We had eaten at Grandma's Kitchen before so we knew we'd find the best BLT in the mountains there (they have a Best of New Hampshire certificate from this magazine to prove it). It's the generous strips of lean, smoky maple-glazed bacon and their own thick-sliced whole wheat bread (toasted, of course) that make the difference. The turkey club was just as good, made with equally generous slices of their own roasted turkey.
We hadn't seen much of Whitefield itself so we stopped on its main square and found The Old Mill Studio open. This combination art gallery and crafts studio also had some nice antiques. Instead of taking the more direct Rte. 3, we left the village on Rte. 116, past several imposing Victorian homes. That led us to a ridge, where we took Mountain View Road - as well named as the hotel itself - to approach the hotel from the opposite side.
The afternoon was young so we rented snowshoes (why did we not bring our own when we loaded the skis?) and hiked across the golf course and through the woods, finding a scamper of animal tracks in the new snow. After all this exercise, the Mountain View's spa was tempting, but instead we relaxed in the pool. It isn't big, but the beautiful murals that cover the walls around it made us feel as though we were outdoors, surrounded by summer flowers and woodland animals peeking from the forest.
We hadn't brought our ice skates either, but found rental skates at the clubhouse next to the rink. It's never been my best sport, and after a few spills I wondered if I wouldn't be safer wearing my ski helmet. But with the full moon rising over the scene it was too glorious an evening to stay inside. After après-skate hot mulled cider we went back to our room to change for dinner.
Saturday DinnerWe'd chosen the hotel's more formal Main Dining Room for a leisurely evening, and I was delighted to find Mulligatawny soup on the menu.
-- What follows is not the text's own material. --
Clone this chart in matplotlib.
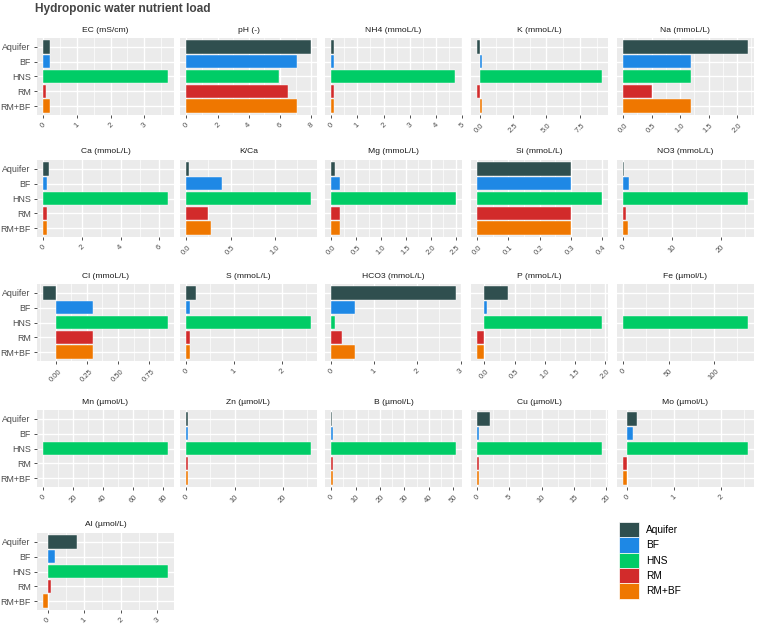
import matplotlib
matplotlib.use('Agg')
import matplotlib.pyplot as plt
from matplotlib.patches import Patch
import numpy as np

plt.rcParams['font.family'] = ['Liberation Sans', 'DejaVu Sans']

# ---------------- data ----------------
sources = ['Aquifer', 'BF', 'HNS', 'RM', 'RM+BF']
colors = ['#2F4F4F', '#1E88E5', '#00CC66', '#D22B2B', '#EF7700']

panel_titles = ['EC (mS/cm)', 'pH (-)', 'NH4 (mmoL/L)', 'K (mmoL/L)', 'Na (mmoL/L)',
                'Ca (mmoL/L)', 'K/Ca', 'Mg (mmoL/L)', 'Si (mmoL/L)', 'NO3 (mmoL/L)',
                'Cl (mmoL/L)', 'S (mmoL/L)', 'HCO3 (mmoL/L)', 'P (mmoL/L)', 'Fe (µmol/L)',
                'Mn (µmol/L)', 'Zn (µmol/L)', 'B (µmol/L)', 'Cu (µmol/L)', 'Mo (µmol/L)',
                'Al (µmol/L)']

# values in order Aquifer, BF, HNS, RM, RM+BF
ec   = [0.21, 0.21, 3.70, 0.09, 0.21]
ph   = [7.96, 7.09, 5.90, 6.48, 7.09]
nh4  = [0.10, 0.10, 4.75, 0.10, 0.10]
k    = [-0.17, 0.15, 9.13, -0.17, 0.15]
na   = [2.19, 1.20, 1.20, 0.50, 1.20]
ca   = [0.30, 0.20, 6.44, 0.20, 0.20]
k_ca = [0.03, 0.40, 1.40, 0.24, 0.28]
mg   = [0.08, 0.18, 2.50, 0.18, 0.18]
si   = [0.30, 0.30, 0.40, 0.30, 0.30]
no3  = [0.10, 1.20, 25.6, 0.50, 0.90]
cl   = [-0.10, 0.30, 0.90, 0.30, 0.30]
s    = [0.20, 0.08, 2.59, 0.08, 0.08]
hco3 = [2.89, 0.56, 0.09, 0.24, 0.55]
p    = [0.39, 0.04, 1.94, -0.12, -0.12]
fe   = [0.0, 0.0, 137.0, 0.0, 0.0]
mn   = [0.0, 0.0, 83.0, 0.0, 0.0]
zn   = [0.35, 0.4, 25.8, 0.35, 0.4]
b    = [0.3, 0.8, 51.0, 0.6, 0.7]
cu   = [2.0, 0.35, 19.3, 0.25, 0.35]
mo   = [0.20, 0.11, 2.57, -0.09, -0.09]
al   = [0.80, 0.20, 3.29, 0.10, -0.12]

panel_values = [ec, ph, nh4, k, na, ca, k_ca, mg, si, no3,
                cl, s, hco3, p, fe, mn, zn, b, cu, mo, al]

panel_ticks = [
    [0, 1, 2, 3], [0, 2, 4, 6, 8], [0, 1, 2, 3, 4, 5], [0.0, 2.5, 5.0, 7.5], [0.0, 0.5, 1.0, 1.5, 2.0],
    [0, 2, 4, 6], [0.0, 0.5, 1.0], [0.0, 0.5, 1.0, 1.5, 2.0, 2.5], [0.0, 0.1, 0.2, 0.3, 0.4], [0, 10, 20],
    [0.00, 0.25, 0.50, 0.75], [0, 1, 2], [0, 1, 2, 3], [0.0, 0.5, 1.0, 1.5, 2.0], [0, 50, 100],
    [0, 20, 40, 60, 80], [0, 10, 20], [0, 10, 20, 30, 40, 50], [0, 5, 10, 15, 20], [0, 1, 2],
    [0, 1, 2, 3],
]
panel_ticklabels = [
    ['0', '1', '2', '3'], ['0', '2', '4', '6', '8'], ['0', '1', '2', '3', '4', '5'],
    ['0.0', '2.5', '5.0', '7.5'], ['0.0', '0.5', '1.0', '1.5', '2.0'],
    ['0', '2', '4', '6'], ['0.0', '0.5', '1.0'], ['0.0', '0.5', '1.0', '1.5', '2.0', '2.5'],
    ['0.0', '0.1', '0.2', '0.3', '0.4'], ['0', '10', '20'],
    ['0.00', '0.25', '0.50', '0.75'], ['0', '1', '2'], ['0', '1', '2', '3'],
    ['0.0', '0.5', '1.0', '1.5', '2.0'], ['0', '50', '100'],
    ['0', '20', '40', '60', '80'], ['0', '10', '20'], ['0', '10', '20', '30', '40', '50'],
    ['0', '5', '10', '15', '20'], ['0', '1', '2'], ['0', '1', '2', '3'],
]

# ---------------- layout ----------------
W, H = 758, 628
fig = plt.figure(figsize=(W / 100, H / 100), dpi=100)
fig.patch.set_facecolor('white')

col_left = [37, 180, 325, 471, 617]
panel_w = 137
row_top = [38, 160, 284, 410, 533]
panel_h = 77

ypos = np.arange(len(sources))
text_col = '#4D4D4D'

for i, (title, vals, ticks, tlabels) in enumerate(zip(panel_titles, panel_values,
                                                       panel_ticks, panel_ticklabels)):
    r, c = divmod(i, 5)
    l = col_left[c]
    t = row_top[r]
    ax = fig.add_axes([l / W, 1 - (t + panel_h) / H, panel_w / W, panel_h / H])
    ax.set_facecolor('#EBEBEB')
    for sp in ax.spines.values():
        sp.set_visible(False)

    lo = min(0, min(vals))
    hi = max(0, max(vals))
    pad = 0.05 * (hi - lo)
    xlo, xhi = lo - pad, hi + pad
    ax.set_xlim(xlo, xhi)
    ax.set_ylim(len(sources) - 0.4, -0.6)

    # grid
    step = ticks[1] - ticks[0]
    minors = [ticks[0] - step / 2] + [tk + step / 2 for tk in ticks]
    for m in minors:
        if xlo <= m <= xhi:
            ax.axvline(m, color='white', lw=0.5, zorder=0.5)
    for tk in ticks:
        ax.axvline(tk, color='white', lw=1.0, zorder=0.6)
    for yy in ypos:
        ax.axhline(yy, color='white', lw=1.0, zorder=0.6)

    ax.barh(ypos, vals, height=0.9, color=colors, edgecolor='white', linewidth=0.3, zorder=2)

    ax.set_xticks(ticks)
    ax.set_xticklabels(tlabels, rotation=45, ha='center', va='top', fontsize=5.5, color=text_col)
    ax.tick_params(axis='x', length=2.5, width=0.6, color='#333333', pad=2.5)
    ax.set_yticks(ypos)
    if c == 0:
        ax.set_yticklabels(sources, fontsize=6.4, color=text_col)
        ax.tick_params(axis='y', length=2.5, width=0.6, color='#333333', pad=2)
    else:
        ax.set_yticklabels([])
        ax.tick_params(axis='y', length=0)

    fig.text((l + panel_w / 2) / W, 1 - (t - 8) / H, title, ha='center', va='center',
             fontsize=6.1, color='#1A1A1A')

fig.text(35 / W, 1 - 9 / H, 'Hydroponic water nutrient load', ha='left', va='center',
         fontsize=8.6, fontweight='bold', color='#444444')

handles = [Patch(facecolor=cl_, edgecolor='white', linewidth=0.5) for cl_ in colors]
fig.legend(handles, sources, loc='upper left', bbox_to_anchor=(619 / W, 1 - 522 / H),
           frameon=False, fontsize=7.3, handlelength=2.0, handleheight=1.95,
           labelspacing=0.0, borderpad=0, borderaxespad=0, handletextpad=0.7)

fig.savefig('out.png', dpi=100, facecolor='white')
Nothing warms quite like the combination of chicken soup and curry, and this version was made with free-range chicken from Vermont's Misty Knoll Farm, coconut, almonds and basmati rice. The stew of Maine lobster and diver scallops finished with chive oil was also excellent. Although both were hearty, we were in no hurry, so we shared the chef's signature charcuterie board, which included a variety of pâtés and cured meats, all made in-house. As entrées, we chose maple-cured Moulard duck breast with cranberries, lightly sauced in herbed Port wine and served with parsnips, organic barley and stir-fried kale and a rack of lamb with Swiss chard, potato and braised endive in a Cabernet glaze. Dessert was out of the question.
The Mountain View Grand faces Cannon Mountain, and the sight of the white lines of its ski trails was irresistible. So we left right after breakfast (French toast and Eggs Benedict this morning) and drove to the ski area. Evidently the news was out that Cannon had snow because we were not alone on the trails. But Cannon never has long lines and by early afternoon we were able to get in as many runs as our early-season legs should do.
After bowls of hot chili in the base lodge, we made a quick detour to neighboring Bethlehem to pick up a Christmas tree at The Rocks Estate before hitting I-93 and heading home.